“You design for your own life because that’s what you know,” says Stephanie Forsythe. The large live-work loft that she and partner Todd MacAllen call home is also the headquarters for molo, a design studio where they focus on the creation of innovative products and the exploration of space making. It’s no surprise that many of molo’s award-winning creations were inspired by the couple’s thoughts and first-hand experiences with live-work apartments and making the most of a small living space in the city.
Stephanie recalls that when they first started out, they worked from a very small apartment where it was necessary to have a bedroom that could be folded away to create private spaces for meetings. “We couldn’t have afforded two separate places, even if we had wanted to,” she recalls. As their product line grew and the awards started piling up, the couple and molo moved to their current bigger digs. “It feels really natural having the live-work environment,” she says, admitting that while they could afford it now, they didn’t really consider working from somewhere other than their home.
You design for your own life because that’s what you know
Monday through Friday anywhere from eight to 20 employees show up at the East Van loft where the couple lives. Never overwhelming, their live-work environment is about light and space. “We don’t have a lot of stuff,” she says. “That’s not because people work here but more because that’s our style. Very minimalist.” Indeed, molo’s products are made of minimalist-meets-organic materials like delicate and ethereal lightweight tissue paper, a heavy kraft paper with a warm earthy presence and sculptural pieces of 100% pure wool felt.

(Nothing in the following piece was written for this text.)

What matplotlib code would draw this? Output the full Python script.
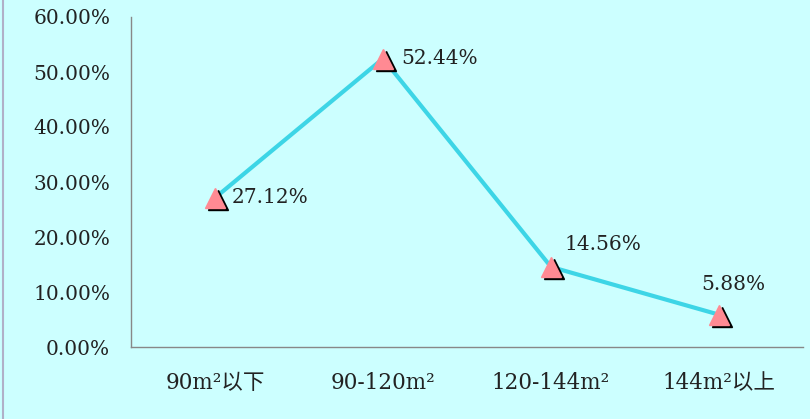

The heart of the loft is the open kitchen and dining room table where the entire molo team meets first thing every morning. At quitting time, though, this becomes the place where the couple does most of the entertaining. Stephanie says that it’s just a question of reinventing the space. Instead of bulky furniture, the couple redefines the dwelling by putting up softwalls, blocks and seating to create the right environment, such as for an intimate dinner alone or a cocktail party with friends. “If we’re having a lot of people, we might throw a BBQ on the roof. For that we might set up the soft blocks, which are great for a long buffet. If it’s a small group of people, we might put up a softwall around the dining room table.” When coworkers are not around, the computer room with its huge Mac monitor transforms into the movie room. “We just bring in the big loungers and hang out there watching movies,” says Stephanie. Even though there are molo-related files, ideas and designs throughout, the couple has no problems switching off work mode and actually living in the loft. “We don’t really interact with the space any differently when people are not here than when they are. Well,” Stephanie says after a long pause, “I might walk around in my pajamas when no one else is around.”
She sees very few cons to life in a live-work space. “When people leave it really changes the feel in here. It just gets quiet,” says Stephanie. But of course, there are certain things you no longer have the luxury of doing when you live where you work. “Sleeping in is not an option,” she laughs. And neither is calling in sick. “I think the situation partly keeps you from getting sick because you just don’t have time,” she says. “The live-work space boosts your immune system!”
MAKING IT WORK: TIPS ON BALANCING LIFE IN THE LIVE/WORK CONDO
- Size doesn’t matter. “It’s really as simple as having a one room live-work space and being able to invite people over without having your bed on display. When we first started we had a futon that we could roll up and put up a soft wall to hide it.”
- Beware disorder. “We don’t like a lot of clutter—it kind of gets in your headspace. So we’ve been pretty selective with the things that we surround ourselves with.” Stephanie and Todd simplified the loft by taking down the blinds and painting everything white.
- Hire wisely. “You really have to like the people you work with,” says Stephanie. “We wouldn’t want people in here who thought about coming in and just punching the clock.”
- Decorating the space to match your personality is key, as you’ll be living there after your work colleagues go home. “Our work is our style,” says Stephanie. The couple’s minimalist and organic designs are reflected on their unfussy décor style, and vice versa.
- Create, and stick to, a work schedule. “The weekend is important to us,” says Stephanie. “This is the time when we’re not constantly being pulled off in different directions. We might work some hours during the weekends, but we really like having that time to ourselves.”
- Go outside. “We realized that for our health we needed to go somewhere. So we leave the space a lot. We go for walks, get fresh air, go hiking or something like that.” Stephanie and Todd, who like to throw get-togethers at their place, also make a point of going out regularly: to the movies, dinner at a restaurant or a friend’s house.
- Get a pet—or have another good reason to leave your condo on a daily basis (yoga, anybody?). “We have a dog and that’s very helpful. If we didn’t have a dog, we might wake up in the morning with no reason to leave,” says Stephanie with a laugh. “But we have to walk the dog!”